物質・材料研究機構(NIMS)は、「n型ダイヤモンドMOSFET」を開発したと発表した。「世界初」(NIMS)とする。電界効果移動度は、300℃で約150cm2/V・secを実現した。ダイヤモンドCMOS集積回路を実現することが可能となる。
物質・材料研究機構(NIMS)は2024年1月25日、「n型ダイヤモンドMOSFET」を開発したと発表した。「世界初」(NIMS)とする。電界効果移動度は、300℃において約150cm2/V・secを達成した。ダイヤモンドCMOS集積回路を実現することが可能になる。

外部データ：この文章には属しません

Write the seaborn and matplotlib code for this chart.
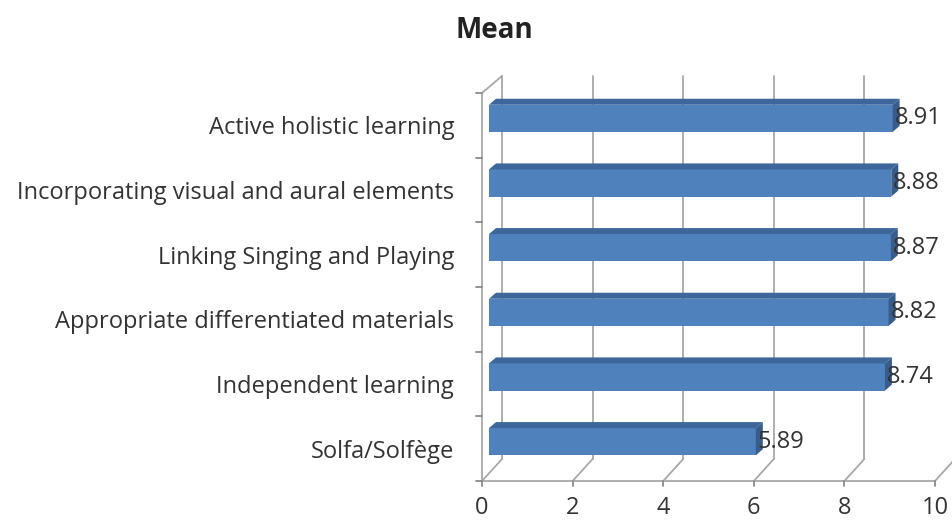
import matplotlib
matplotlib.use("Agg")
import matplotlib.pyplot as plt
from matplotlib.patches import Polygon
import seaborn as sns
import pandas as pd

categories = [
    "Active holistic learning",
    "Incorporating visual and aural elements",
    "Linking Singing and Playing",
    "Appropriate differentiated materials",
    "Independent learning",
    "Solfa/Solfège",
]
means = [8.91, 8.88, 8.87, 8.82, 8.74, 5.89]
value_labels = ["8.91", "8.88", "8.87", "8.82", "8.74", "5.89"]
x_ticks = [0, 2, 4, 6, 8, 10]

sns.set_theme(style="white")
plt.rcParams["font.family"] = ["Open Sans", "DejaVu Sans"]

W, H, DPI = 953, 524, 100
fig = plt.figure(figsize=(W / DPI, H / DPI), dpi=DPI)

# front plane of the 3-D box, in pixels
px_left, px_right, px_top, px_bottom = 482, 935, 93, 481
ax = fig.add_axes([px_left / W, 1 - px_bottom / H,
                   (px_right - px_left) / W, (px_bottom - px_top) / H])

df = pd.DataFrame({"category": categories, "mean": means})
face = "#4F81BD"
top_col = "#3D669A"
side_col = "#385D8C"
sns.barplot(data=df, x="mean", y="category", orient="h", color=face,
            width=0.42, saturation=1, ax=ax, edgecolor="none")

ax.set_xlim(0, 10)
ax.set_ylim(5.5, -0.5)

# pixel -> data conversions
sx = 10 / (px_right - px_left)
sy = 6 / (px_bottom - px_top)

grid_col = "#A8A8A8"
axis_col = "#8A8A8A"
text_col = "#333333"
fs = 17

# depth of the box (pixels)
floor_dx, floor_dy = 20, 22
top_dx, top_dy = 20, 17

# back wall gridlines and floor diagonals
for t in x_ticks:
    xb = t + floor_dx * sx
    ax.plot([xb, xb], [5.5 - floor_dy * sy, -0.5 - top_dy * sy],
            color=grid_col, lw=1.3, clip_on=False, zorder=0)
    ax.plot([t, xb], [5.5, 5.5 - floor_dy * sy],
            color=grid_col, lw=1.3, clip_on=False, zorder=0)
    ax.plot([t, t], [5.5, 5.5 + 5 * sy], color=axis_col, lw=1.3, clip_on=False)

# left wall
ax.plot([0, 0], [-0.5, 5.5], color=grid_col, lw=1.3, clip_on=False, zorder=0)
ax.plot([0, top_dx * sx], [-0.5, -0.5 - top_dy * sy], color=grid_col, lw=1.3,
        clip_on=False, zorder=0)
for k in range(7):
    yb = -0.5 + k
    ax.plot([-6 * sx, 0], [yb, yb], color=axis_col, lw=1.3, clip_on=False)
# front floor edge
ax.plot([0, 10], [5.5, 5.5], color=grid_col, lw=1.3, clip_on=False, zorder=0)

# bars sit in the middle of the depth; add top and end faces
bar_dx, bar_dy = 7, 7
depth_dx, depth_dy = 7, 6
for patch, val, lab in zip(ax.patches, means, value_labels):
    y0 = patch.get_y()
    h = patch.get_height()
    ox, oy = bar_dx * sx, -bar_dy * sy
    patch.set_x(patch.get_x() + ox)
    patch.set_y(y0 + oy)
    patch.set_clip_on(False)
    x0 = patch.get_x()
    x1 = x0 + patch.get_width()
    yt = y0 + oy            # top edge (smaller data y = higher)
    yb = yt + h
    ddx, ddy = depth_dx * sx, -depth_dy * sy
    ax.add_patch(Polygon([(x0, yt), (x1, yt), (x1 + ddx, yt + ddy), (x0 + ddx, yt + ddy)],
                         closed=True, facecolor=top_col, edgecolor="none",
                         clip_on=False, zorder=3))
    ax.add_patch(Polygon([(x1, yt), (x1, yb), (x1 + ddx, yb + ddy), (x1 + ddx, yt + ddy)],
                         closed=True, facecolor=side_col, edgecolor="none",
                         clip_on=False, zorder=3))
    ax.text(x1 + 2 * sx, (yt + yb) / 2, lab, ha="left", va="center",
            fontsize=fs, color=text_col, clip_on=False, zorder=4)

for s in ax.spines.values():
    s.set_visible(False)
ax.set_xlabel("")
ax.set_ylabel("")
ax.set_xticks(x_ticks)
ax.set_xticklabels([str(t) for t in x_ticks])
ax.tick_params(axis="x", length=0, pad=11, labelsize=fs, labelcolor=text_col)
ax.tick_params(axis="y", length=0, pad=20, labelsize=fs, labelcolor=text_col)

fig.text(494 / W, 1 - 31 / H, "Mean", ha="center", va="center",
         fontsize=20, fontweight="bold", color="#222222")

fig.savefig("out.png", dpi=DPI, facecolor="white")
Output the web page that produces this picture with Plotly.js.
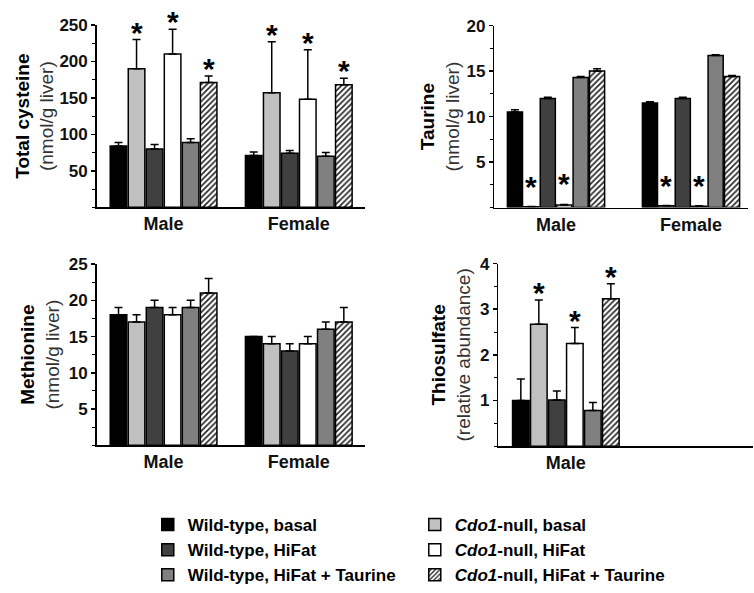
<!DOCTYPE html>
<html>
<head>
<meta charset="utf-8">
<script src="https://cdn.plot.ly/plotly-3.0.1.min.js"></script>
<style>html,body{margin:0;padding:0;background:#fff;}#chart{width:754px;height:593px;}</style>
</head>
<body>
<div id="chart"></div>
<script>
// ---------- data ----------
const sexes = ['Male', 'Female'];
const groupNames = [
  'Wild-type, basal',
  '<i>Cdo1</i>-null, basal',
  'Wild-type, HiFat',
  '<i>Cdo1</i>-null, HiFat',
  'Wild-type, HiFat + Taurine',
  '<i>Cdo1</i>-null, HiFat + Taurine'
];

// Total cysteine (nmol/g liver)
const cysMale      = [84, 190, 80, 210, 89, 171];
const cysMaleErr   = [5, 40, 6, 34, 5, 9];
const cysFemale    = [71, 157, 74, 148, 70, 168];
const cysFemaleErr = [5, 70, 4, 68, 5, 9];
const cysSigMale   = [0, 1, 0, 1, 0, 1];
const cysSigFemale = [0, 1, 0, 1, 0, 1];

// Taurine (nmol/g liver)
const tauMale      = [10.5, 0.1, 12.0, 0.3, 14.3, 15.0];
const tauMaleErr   = [0.25, 0.02, 0.12, 0.05, 0.12, 0.25];
const tauFemale    = [11.5, 0.2, 12.0, 0.15, 16.7, 14.4];
const tauFemaleErr = [0.12, 0.02, 0.12, 0.05, 0.1, 0.12];
const tauSigMale   = [0, 1, 0, 1, 0, 0];
const tauSigFemale = [0, 1, 0, 1, 0, 0];

// Methionine (nmol/g liver)
const metMale      = [18, 17, 19, 18, 19, 21];
const metMaleErr   = [1, 1, 1, 1, 1, 2];
const metFemale    = [15, 14, 13, 14, 16, 17];
const metFemaleErr = [0, 1, 1, 1, 1, 2];
const metSigMale   = [0, 0, 0, 0, 0, 0];
const metSigFemale = [0, 0, 0, 0, 0, 0];

// Thiosulfate (relative abundance), male only
const thioMale     = [1.0, 2.67, 1.01, 2.25, 0.78, 3.23];
const thioMaleErr  = [0.47, 0.53, 0.2, 0.35, 0.18, 0.33];
const thioSigMale  = [0, 1, 0, 1, 0, 1];

// ---------- styles ----------
const FONT = 'Arial, "Liberation Sans", sans-serif';
const fills = ['#000000', '#c0c0c0', '#404040', '#ffffff', '#808080', '#ffffff'];

function barTraces(ax, cats, vals, errs, slot, showLegend) {
  const traces = [];
  for (let g = 0; g < 6; g++) {
    const t = {
      type: 'bar',
      name: groupNames[g],
      legendgroup: 'g' + g,
      showlegend: showLegend,
      x: cats,
      y: vals.map(v => v[g]),
      xaxis: 'x' + ax, yaxis: 'y' + ax,
      offset: -3 * slot + g * slot + slot * 0.04,
      width: slot * 0.92,
      marker: { color: fills[g], line: { color: '#000', width: 1.5 } },
      error_y: {
        type: 'data', symmetric: false,
        array: errs.map(e => e[g]),
        arrayminus: errs.map(() => 0),
        color: '#000', thickness: 1.5, width: 4
      },
      hoverinfo: 'skip'
    };
    if (g === 5) {
      t.marker.pattern = { shape: '/', fgcolor: '#222', bgcolor: '#fff', size: 4, solidity: 0.4 };
    }
    traces.push(t);
  }
  return traces;
}

function stars(ax, vals, errs, sigs, slot, yshift) {
  const out = [];
  for (let c = 0; c < vals.length; c++) {
    for (let g = 0; g < 6; g++) {
      if (!sigs[c][g]) continue;
      out.push({
        xref: 'x' + ax, yref: 'y' + ax,
        x: c - 3 * slot + (g + 0.5) * slot,
        y: vals[c][g] + errs[c][g],
        text: '<b>*</b>', showarrow: false, yanchor: 'bottom',
        yshift: yshift,
        font: { family: FONT, size: 30, color: '#000' }
      });
    }
  }
  return out;
}

const slotA = 0.8 / 6;   // panels with wider bars
const slotB = 0.73 / 6;  // taurine panel

let data = [];
data = data.concat(barTraces('', sexes, [cysMale, cysFemale], [cysMaleErr, cysFemaleErr], slotA, true));
data = data.concat(barTraces('2', sexes, [tauMale, tauFemale], [tauMaleErr, tauFemaleErr], slotB, false));
data = data.concat(barTraces('3', sexes, [metMale, metFemale], [metMaleErr, metFemaleErr], slotA, false));
data = data.concat(barTraces('4', ['Male'], [thioMale], [thioMaleErr], slotA, false));

let annotations = [];
annotations = annotations.concat(stars('', [cysMale, cysFemale], [cysMaleErr, cysFemaleErr], [cysSigMale, cysSigFemale], slotA, -11));
annotations = annotations.concat(stars('2', [tauMale, tauFemale], [tauMaleErr, tauFemaleErr], [tauSigMale, tauSigFemale], slotB, 2));
annotations = annotations.concat(stars('4', [thioMale], [thioMaleErr], [thioSigMale], slotA, -11));

function xAxis(domain, range, anchor) {
  return {
    domain: domain, range: range, anchor: anchor, type: 'category',
    showline: true, linecolor: '#000', linewidth: 1.5, ticks: '', showgrid: false, zeroline: false,
    tickfont: { family: FONT, size: 18, color: '#111', weight: 'bold' }, fixedrange: true
  };
}
function yAxis(domain, range, tickvals, minorDtick, anchor, title, standoff) {
  return {
    domain: domain, range: range, anchor: anchor,
    showline: true, linecolor: '#000', linewidth: 1.5, showgrid: false, zeroline: false,
    tickmode: 'array', tickvals: tickvals, ticks: 'outside', ticklen: 4, tickwidth: 1.5, tickcolor: '#000',
    minor: { tick0: 0, dtick: minorDtick, ticks: 'outside', ticklen: 3, tickwidth: 1, tickcolor: '#000', showgrid: false },
    tickfont: { family: FONT, size: 17, color: '#111', weight: 'bold' },
    title: { text: title, standoff: standoff, font: { family: FONT, size: 19, color: '#000' } },
    fixedrange: true
  };
}

const unitStyle = '<span style="font-size:19px;font-weight:normal;color:#333">';

const layout = {
  width: 754, height: 593,
  margin: { l: 0, r: 0, t: 0, b: 0 },
  paper_bgcolor: '#fff', plot_bgcolor: 'rgba(0,0,0,0)',
  barmode: 'overlay',
  font: { family: FONT, color: '#000' },
  xaxis:  xAxis([0.1282, 0.4841], [-0.495, 1.49], 'y'),
  yaxis:  yAxis([0.6492, 0.9578], [0, 250], [50, 100, 150, 200, 250], 25, 'x',
                '<b>Total cysteine</b><br>' + unitStyle + '(nmol/g liver)</span>', 0),
  xaxis2: xAxis([0.6556, 0.9920], [-0.457, 1.422], 'y2'),
  yaxis2: yAxis([0.6487, 0.9567], [0, 20], [5, 10, 15, 20], 2.5, 'x2',
                '<b>Taurine</b><br>' + unitStyle + '(nmol/g liver)</span>', 2),
  xaxis3: xAxis([0.1282, 0.4841], [-0.495, 1.49], 'y3'),
  yaxis3: yAxis([0.2467, 0.5531], [0, 25], [5, 10, 15, 20, 25], 2.5, 'x3',
                '<b>Methionine</b><br>' + unitStyle + '(nmol/g liver)</span>', 4),
  xaxis4: xAxis([0.6609, 0.9987], [-0.5, 1.386], 'y4'),
  yaxis4: yAxis([0.2450, 0.5540], [0, 4], [1, 2, 3, 4], 0.5, 'x4',
                '<b>Thiosulfate</b><br>' + unitStyle + '(relative abundance)</span>', 4),
  annotations: annotations,
  showlegend: true,
  legend: {
    orientation: 'h', x: 0.196, xanchor: 'left', y: 0.142, yanchor: 'top',
    entrywidth: 222, entrywidthmode: 'pixels', traceorder: 'normal',
    font: { family: FONT, size: 17, color: '#000', weight: 'bold' },
    bgcolor: 'rgba(0,0,0,0)', itemclick: false, itemdoubleclick: false
  }
};

Plotly.newPlot('chart', data, layout, { displayModeBar: false, staticPlot: true });
</script>
</body>
</html>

ダイヤモンド半導体は、原理的に高温や高放射線被曝といった環境でも、高い絶縁耐圧や高速スイッチングが可能である。ところが、CMOS構造を実現するために必要となるn型チャネルMOSFETの形成は、ドーピング制御が難しいなどの理由により、これまで実現されていなかったという。
n型ダイヤモンドMOSFETを形成するには、結晶品質が高いダイヤモンドn-型チャネルエピタキシャル(以下エピ)層と導電性が高いn+コンタクトエピ層を成長させる必要がある。
NIMSの研究チームは今回、高温高圧合成(HPHT)単結晶ダイヤモンド基板[111]結晶面に、NIMSが独自開発したマイクロ波プラズマ化学気相成長(MPCVD)法を用い、ドーピング濃度を精密に制御した高品質のn型ダイヤモンドエピ層を形成した。
具体的には、低濃度のリンをドープしたデバイスチャネル用のn-ダイヤモンドエピ層をHPHTダイヤモンド基板表面に直接成長させた。その後、オーミックコンタクトを形成するため、高濃度でリンをドープしたn+層を、n-層表面に堆積した。原子間力顕微鏡(AFM)で確認したところ、n-型ダイヤモンドのホモエピタキシャル成長は、原子的に平均粗さ約0.1nmのテラスを形成していることが分かった。
また、二次イオン質量分析(SIMS)を行い、成長面内でリン濃度が均一に分布し、ドナーを不活性化する水素含有量も測定限界以下であることが分かった。ダイヤモンドエピ層の電子移動度は、300℃の高温環境で212cm2/V・秒となった。
研究チームは作製したMOSFETの動作を検証した。これにより、ソースとドレイン(n+層)間に流れるドレイン電流を、ゲートに印加する電圧によって制御でき、その極性から電子(n型)伝導性を確認した。ドレイン電流の値は、室温と比べ300℃では約4桁も増え、300℃における電界効果電子移動度は約150cm2/V・秒となった。
また、300℃の高温でマイクロ秒レベルのスイッチング速度が得られた。ゲート振幅を広げれば、チャネルの導電率が増加するため、スイッチング速度をさらに高速化できるという。